EXTRACTED ENTRIES:

_ _ _ _ _ _ _

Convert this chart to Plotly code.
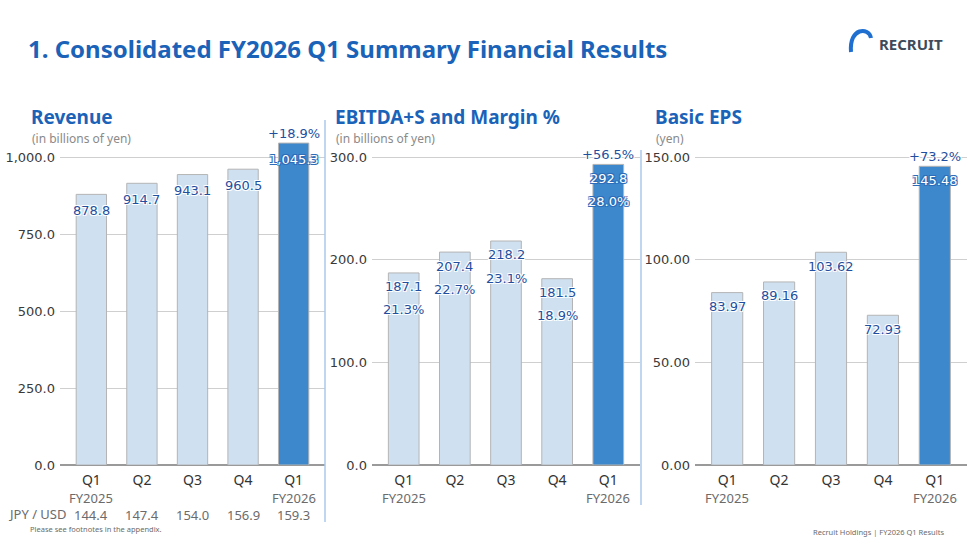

_ _ _ _ _ _ _

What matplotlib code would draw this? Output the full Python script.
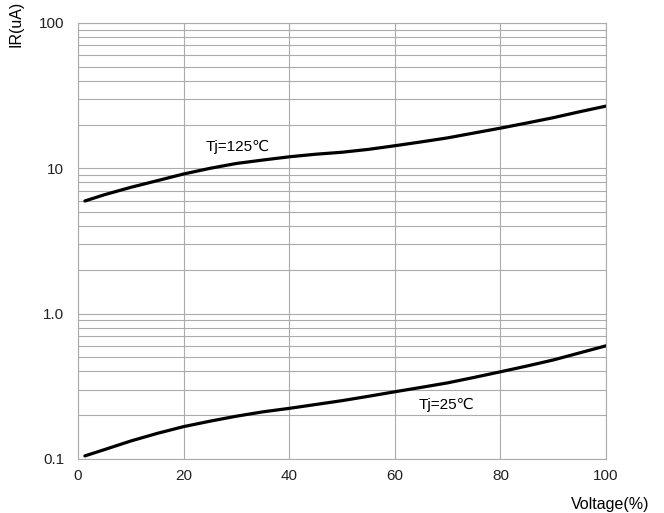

_ _ _ _ _ _ _

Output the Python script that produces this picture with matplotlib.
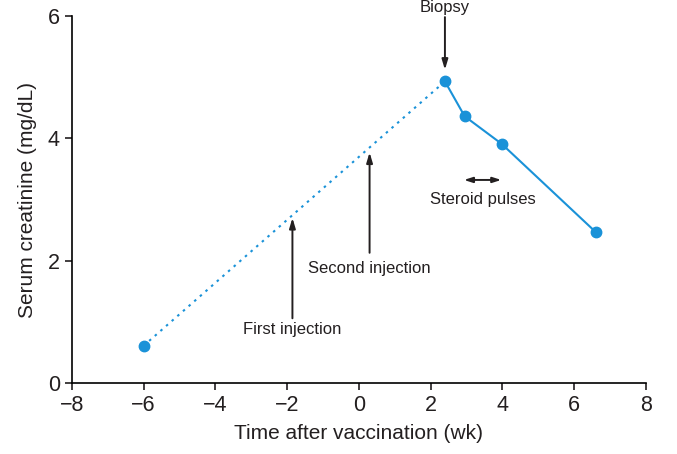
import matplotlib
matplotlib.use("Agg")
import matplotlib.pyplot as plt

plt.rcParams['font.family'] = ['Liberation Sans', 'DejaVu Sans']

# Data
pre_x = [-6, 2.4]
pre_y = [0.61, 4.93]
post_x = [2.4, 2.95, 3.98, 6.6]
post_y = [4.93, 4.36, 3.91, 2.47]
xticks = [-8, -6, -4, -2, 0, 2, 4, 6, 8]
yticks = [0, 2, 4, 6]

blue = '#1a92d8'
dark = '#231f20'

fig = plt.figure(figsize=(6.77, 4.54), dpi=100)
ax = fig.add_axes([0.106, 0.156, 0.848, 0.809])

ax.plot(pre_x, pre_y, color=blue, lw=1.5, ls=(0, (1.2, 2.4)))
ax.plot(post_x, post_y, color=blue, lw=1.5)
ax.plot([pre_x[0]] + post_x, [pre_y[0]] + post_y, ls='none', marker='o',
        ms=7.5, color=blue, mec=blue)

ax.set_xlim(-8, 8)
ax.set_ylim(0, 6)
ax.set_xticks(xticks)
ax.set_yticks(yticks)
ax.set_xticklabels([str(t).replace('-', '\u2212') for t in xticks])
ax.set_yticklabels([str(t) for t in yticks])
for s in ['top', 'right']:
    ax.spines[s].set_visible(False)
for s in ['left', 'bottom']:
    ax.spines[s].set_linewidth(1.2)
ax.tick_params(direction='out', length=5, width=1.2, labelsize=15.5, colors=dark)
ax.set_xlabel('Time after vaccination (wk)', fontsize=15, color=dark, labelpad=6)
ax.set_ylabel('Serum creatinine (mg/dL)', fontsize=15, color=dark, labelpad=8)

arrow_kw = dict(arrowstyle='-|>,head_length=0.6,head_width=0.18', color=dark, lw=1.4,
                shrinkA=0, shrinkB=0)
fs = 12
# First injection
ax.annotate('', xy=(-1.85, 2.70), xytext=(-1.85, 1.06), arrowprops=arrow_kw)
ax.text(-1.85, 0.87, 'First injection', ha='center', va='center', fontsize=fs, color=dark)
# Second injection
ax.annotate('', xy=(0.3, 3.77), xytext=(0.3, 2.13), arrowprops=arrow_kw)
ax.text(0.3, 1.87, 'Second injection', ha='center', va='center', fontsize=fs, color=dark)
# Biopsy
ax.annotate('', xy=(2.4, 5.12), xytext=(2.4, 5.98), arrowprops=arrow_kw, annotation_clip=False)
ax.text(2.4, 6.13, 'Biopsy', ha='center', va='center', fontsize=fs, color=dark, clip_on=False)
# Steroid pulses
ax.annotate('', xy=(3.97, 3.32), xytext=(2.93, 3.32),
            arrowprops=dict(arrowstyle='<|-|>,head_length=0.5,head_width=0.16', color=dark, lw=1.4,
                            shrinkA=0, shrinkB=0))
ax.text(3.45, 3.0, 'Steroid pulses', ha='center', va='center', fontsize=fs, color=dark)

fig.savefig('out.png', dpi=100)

_ _ _ _ _ _ _

TASK GOAL: Of the lines above, copy each that contains "code".

EXERCISE RESULT:
Convert this chart to Plotly code.
What matplotlib code would draw this? Output the full Python script.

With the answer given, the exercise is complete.